A. L’inapplicabilité des libertés de circulation
Après avoir écarté l’application de la directive MiFID, la Cour se penche sur l’applicabilité des articles 49 et 56 du TFUE relatifs à la liberté d’établissement et à la libre prestation de services. Elle rappelle à ce titre une jurisprudence constante selon laquelle « les dispositions du traité FUE en matière de liberté d’établissement et de libre prestation des services ne trouvent pas à s’appliquer à une situation dont tous les éléments se cantonnent à l’intérieur d’un seul État membre ». L’application des libertés de circulation suppose en effet l’existence d’un élément d’extranéité, c’est-à-dire un lien de rattachement avec la situation d’un autre État membre.
Or, en l’espèce, la juridiction de renvoi n’a fourni aucun élément concret permettant d’établir un tel lien.

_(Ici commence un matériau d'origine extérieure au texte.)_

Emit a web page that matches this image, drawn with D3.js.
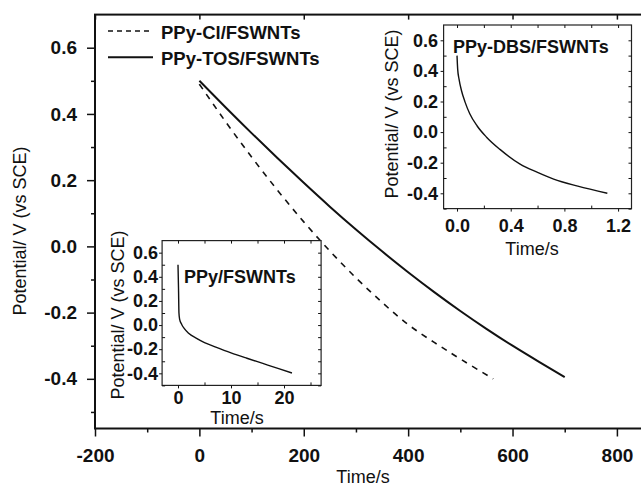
<!DOCTYPE html>
<html>
<head>
<meta charset="utf-8">
<script src="https://cdnjs.cloudflare.com/ajax/libs/d3/7.8.5/d3.min.js"></script>
<style>
  body { margin: 0; background: #fff; }
  svg { font-family: 'Liberation Sans', Arial, sans-serif; }
  .tick text { font-weight: bold; font-size: 18px; fill: #111; }
  .main-axis .tick text { font-size: 19px; }
  .tick line { stroke: #111; }
</style>
</head>
<body>
<div id="chart"></div>
<script>
// main chart: galvanostatic discharge curves
const tosTime = [0, 50, 100, 150, 200, 250, 300, 350, 400, 450, 500, 550, 600, 650, 700];
const tosPotential = [0.50, 0.42, 0.342, 0.266, 0.192, 0.12, 0.051, -0.015, -0.078, -0.138, -0.195, -0.249, -0.30, -0.348, -0.395];
const clTime = [0, 50, 100, 150, 200, 250, 300, 350, 400, 450, 500, 563];
const clPotential = [0.49, 0.377, 0.27, 0.169, 0.074, -0.014, -0.095, -0.169, -0.236, -0.29, -0.34, -0.40];

// insets
const dbsTime = [0, 0.005, 0.015, 0.033, 0.06, 0.095, 0.15, 0.22, 0.32, 0.47, 0.6, 0.72, 0.9, 1.12];
const dbsPotential = [0.50, 0.41, 0.346, 0.272, 0.196, 0.12, 0.04, -0.033, -0.113, -0.209, -0.263, -0.307, -0.353, -0.40];
const ppyTime = [0, 0.1, 0.18, 0.3, 0.7, 1.2, 2, 3.5, 5, 7, 10, 13, 16, 19, 21.5];
const ppyPotential = [0.50, 0.30, 0.10, 0.05, 0.005, -0.03, -0.068, -0.11, -0.145, -0.18, -0.23, -0.275, -0.318, -0.361, -0.397];

const legendLabels = ['PPy-Cl/FSWNTs', 'PPy-TOS/FSWNTs'];
const mainXTicks = [-200, 0, 200, 400, 600, 800];
const mainXMinor = [-100, 100, 300, 500, 700];
const mainYTicks = [-0.4, -0.2, 0.0, 0.2, 0.4, 0.6];
const mainYMinor = [-0.5, -0.3, -0.1, 0.1, 0.3, 0.5];
const insetYTicks = [-0.4, -0.2, 0.0, 0.2, 0.4, 0.6];
const insetYMinor = [-0.5, -0.3, -0.1, 0.1, 0.3, 0.5];
const dbsXTicks = [0.0, 0.4, 0.8, 1.2];
const dbsXMinor = [0.2, 0.6, 1.0];
const ppyXTicks = [0, 10, 20];
const ppyXMinor = [5, 15, 25];

const yTitle = 'Potential/ V (vs SCE)';
const xTitle = 'Time/s';
const fmt1 = d => d.toFixed(1);

const svg = d3.select('#chart').append('svg')
	.attr('width', 641)
	.attr('height', 488);

function toPoints(xs, ys) {
	return xs.map((t, i) => [t, ys[i]]);
}

// ---- main plot ----
const x = d3.scaleLinear().domain([-200, 850]).range([95, 643]);
const y = d3.scaleLinear().domain([-0.55, 0.7]).range([428.5, 14.6]);

const main = svg.append('g').attr('class', 'main-axis');

main.append('g')
	.attr('transform', `translate(0,${y.range()[0]})`)
	.call(d3.axisBottom(x).tickValues(mainXTicks).tickFormat(d => String(d)).tickSize(8).tickPadding(12))
	.call(g => g.select('.domain').remove());
main.append('g')
	.attr('transform', `translate(0,${y.range()[0]})`)
	.call(d3.axisBottom(x).tickValues(mainXMinor).tickFormat('').tickSize(4))
	.call(g => g.select('.domain').remove());
main.append('g')
	.attr('transform', `translate(${x.range()[0]},0)`)
	.call(d3.axisLeft(y).tickValues(mainYTicks).tickFormat(fmt1).tickSize(8).tickPadding(10))
	.call(g => g.select('.domain').remove());
main.append('g')
	.attr('transform', `translate(${x.range()[0]},0)`)
	.call(d3.axisLeft(y).tickValues(mainYMinor).tickFormat('').tickSize(4))
	.call(g => g.select('.domain').remove());
main.append('g')
	.attr('transform', `translate(0,${y.range()[1]})`)
	.call(d3.axisTop(x).tickValues(mainXTicks).tickFormat('').tickSize(-5))
	.call(g => g.select('.domain').remove());
main.selectAll('.tick line').attr('stroke-width', 1.5);

main.append('rect')
	.attr('x', x.range()[0])
	.attr('y', y.range()[1])
	.attr('width', x.range()[1] - x.range()[0])
	.attr('height', y.range()[0] - y.range()[1])
	.attr('fill', 'none')
	.attr('stroke', '#111')
	.attr('stroke-width', 2);

const mainLine = d3.line().x(d => x(d[0])).y(d => y(d[1])).curve(d3.curveNatural);

main.append('path')
	.datum(toPoints(clTime, clPotential))
	.attr('d', mainLine)
	.attr('fill', 'none')
	.attr('stroke', '#111')
	.attr('stroke-width', 1.6)
	.attr('stroke-dasharray', '6,6');

main.append('path')
	.datum(toPoints(tosTime, tosPotential))
	.attr('d', mainLine)
	.attr('fill', 'none')
	.attr('stroke', '#111')
	.attr('stroke-width', 2);

// legend
const legend = main.append('g');
legendLabels.forEach((label, i) => {
	const ly = 31 + i * 26.3;
	legend.append('line')
		.attr('x1', 108).attr('x2', 153)
		.attr('y1', ly).attr('y2', ly)
		.attr('stroke', '#111')
		.attr('stroke-width', i === 0 ? 1.6 : 2)
		.attr('stroke-dasharray', i === 0 ? '5,4' : null);
	legend.append('text')
		.attr('x', 161)
		.attr('y', ly + 7.5)
		.attr('font-size', '18.5px')
		.attr('font-weight', 'bold')
		.attr('fill', '#111')
		.text(label);
});

main.append('text')
	.attr('x', 363).attr('y', 483)
	.attr('text-anchor', 'middle')
	.attr('font-size', '18px')
	.attr('fill', '#111')
	.text(xTitle);
main.append('text')
	.attr('transform', 'translate(26,231) rotate(-90)')
	.attr('text-anchor', 'middle')
	.attr('font-size', '18px')
	.attr('fill', '#111')
	.text(yTitle);

// ---- insets ----
function drawInset(cfg) {
	const ix = d3.scaleLinear().domain(cfg.xDomain).range(cfg.xRange);
	const iy = d3.scaleLinear().domain([-0.5, 0.7]).range(cfg.yRange);
	const g = svg.append('g');
	const left = cfg.xRange[0], right = cfg.xRange[1];
	const top = cfg.yRange[1], bottom = cfg.yRange[0];

	g.append('rect')
		.attr('x', left).attr('y', top)
		.attr('width', right - left).attr('height', bottom - top)
		.attr('fill', '#fff')
		.attr('stroke', '#222')
		.attr('stroke-width', 1.2);

	g.append('g')
		.attr('transform', `translate(0,${bottom})`)
		.call(d3.axisBottom(ix).tickValues(cfg.xTicks).tickFormat(cfg.xFormat).tickSize(3).tickPadding(cfg.xPad))
		.call(a => a.select('.domain').remove());
	g.append('g')
		.attr('transform', `translate(${left},0)`)
		.call(d3.axisLeft(iy).tickValues(insetYTicks).tickFormat(fmt1).tickSize(3).tickPadding(cfg.yPad))
		.call(a => a.select('.domain').remove());

	// inward minor and mirrored ticks
	const allX = cfg.xTicks.concat(cfg.xMinor);
	const allY = insetYTicks.concat(insetYMinor);
	g.append('g')
		.attr('transform', `translate(0,${bottom})`)
		.call(d3.axisBottom(ix).tickValues(cfg.xMinor).tickFormat('').tickSize(-3))
		.call(a => a.select('.domain').remove());
	g.append('g')
		.attr('transform', `translate(0,${top})`)
		.call(d3.axisTop(ix).tickValues(allX).tickFormat('').tickSize(-3))
		.call(a => a.select('.domain').remove());
	g.append('g')
		.attr('transform', `translate(${left},0)`)
		.call(d3.axisLeft(iy).tickValues(insetYMinor).tickFormat('').tickSize(-3))
		.call(a => a.select('.domain').remove());
	g.append('g')
		.attr('transform', `translate(${right},0)`)
		.call(d3.axisRight(iy).tickValues(allY).tickFormat('').tickSize(-3))
		.call(a => a.select('.domain').remove());
	g.selectAll('.tick line').attr('stroke-width', 1);

	g.append('path')
		.datum(toPoints(cfg.time, cfg.potential))
		.attr('d', d3.line().x(d => ix(d[0])).y(d => iy(d[1])).curve(d3.curveMonotoneX))
		.attr('fill', 'none')
		.attr('stroke', '#111')
		.attr('stroke-width', 1.4);

	g.append('text')
		.attr('x', cfg.titlePos[0]).attr('y', cfg.titlePos[1])
		.attr('font-size', '18px')
		.attr('font-weight', 'bold')
		.attr('fill', '#111')
		.text(cfg.title);
	g.append('text')
		.attr('x', cfg.xTitlePos[0]).attr('y', cfg.xTitlePos[1])
		.attr('text-anchor', 'middle')
		.attr('font-size', '18px')
		.attr('font-weight', 'normal')
		.attr('fill', '#111')
		.text(xTitle);
	g.append('text')
		.attr('transform', `translate(${cfg.yTitlePos[0]},${cfg.yTitlePos[1]}) rotate(-90)`)
		.attr('text-anchor', 'middle')
		.attr('font-size', '18px')
		.attr('fill', '#111')
		.text(yTitle);
}

drawInset({
	time: dbsTime,
	potential: dbsPotential,
	xDomain: [-0.1, 1.3],
	xRange: [443.6, 631.5],
	yRange: [208.6, 25],
	xTicks: dbsXTicks,
	xMinor: dbsXMinor,
	xFormat: fmt1,
	xPad: 8,
	yPad: 2.5,
	title: 'PPy-DBS/FSWNTs',
	titlePos: [453, 53],
	xTitlePos: [532, 255],
	yTitlePos: [398, 114]
});

drawInset({
	time: ppyTime,
	potential: ppyPotential,
	xDomain: [-3, 27],
	xRange: [162.1, 321.1],
	yRange: [385.4, 240.6],
	xTicks: ppyXTicks,
	xMinor: ppyXMinor,
	xFormat: d => String(d),
	xPad: 3,
	yPad: 1,
	title: 'PPy/FSWNTs',
	titlePos: [184, 283],
	xTitlePos: [237, 424],
	yTitlePos: [124, 315]
});
</script>
</body>
</html>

Le litige opposait un ressortissant italien à une autorité de régulation italienne, concernant une activité exercée en Italie. La Cour juge que les arguments de l’intéressé sur les conséquences purement abstraites que la mesure de suspension pourrait avoir sur sa capacité à exercer son activité dans l’Union sont insuffisants pour déclencher l’application du droit de l’Union. Faute de franchissement d’une frontière, réelle ou potentielle, la situation échappe donc au champ des libertés économiques garanties par le traité.
B. La portée de la décision : la clarification de la répartition des compétences de surveillance
En jugeant que ni la directive MiFID ni les libertés de circulation ne s’opposent à la mesure de suspension litigieuse, la Cour de justice apporte une clarification importante sur la répartition des compétences entre l’Union et les États membres dans le domaine de la surveillance des intermédiaires financiers. La décision confirme que si la directive a harmonisé le cadre applicable aux entreprises d’investissement, elle n’a pas entendu créer un statut européen complet et uniforme pour les agents liés. Ces derniers demeurent soumis à un double niveau de régulation : celui, harmonisé, des obligations de l’entreprise qui les mandate, et celui, national, des conditions d’accès et d’exercice de leur profession.
La portée de cet arrêt est donc de reconnaître aux autorités nationales le pouvoir de prendre des mesures de police administrative à l’encontre de ces intermédiaires, y compris pour des motifs qui ne sont pas directement liés à un manquement aux règles de conduite financière. Les États membres conservent ainsi la faculté d’apprécier l’honorabilité d’un conseiller financier au regard de leur ordre public interne, par exemple en tenant compte de l’existence de poursuites pénales. Cette solution garantit une certaine souplesse et permet aux autorités nationales de préserver l’intégrité de leurs marchés, tout en soulignant les limites de l’harmonisation financière européenne, laquelle n’a pas vocation à effacer toutes les spécificités des droits nationaux en matière de surveillance et de sanction.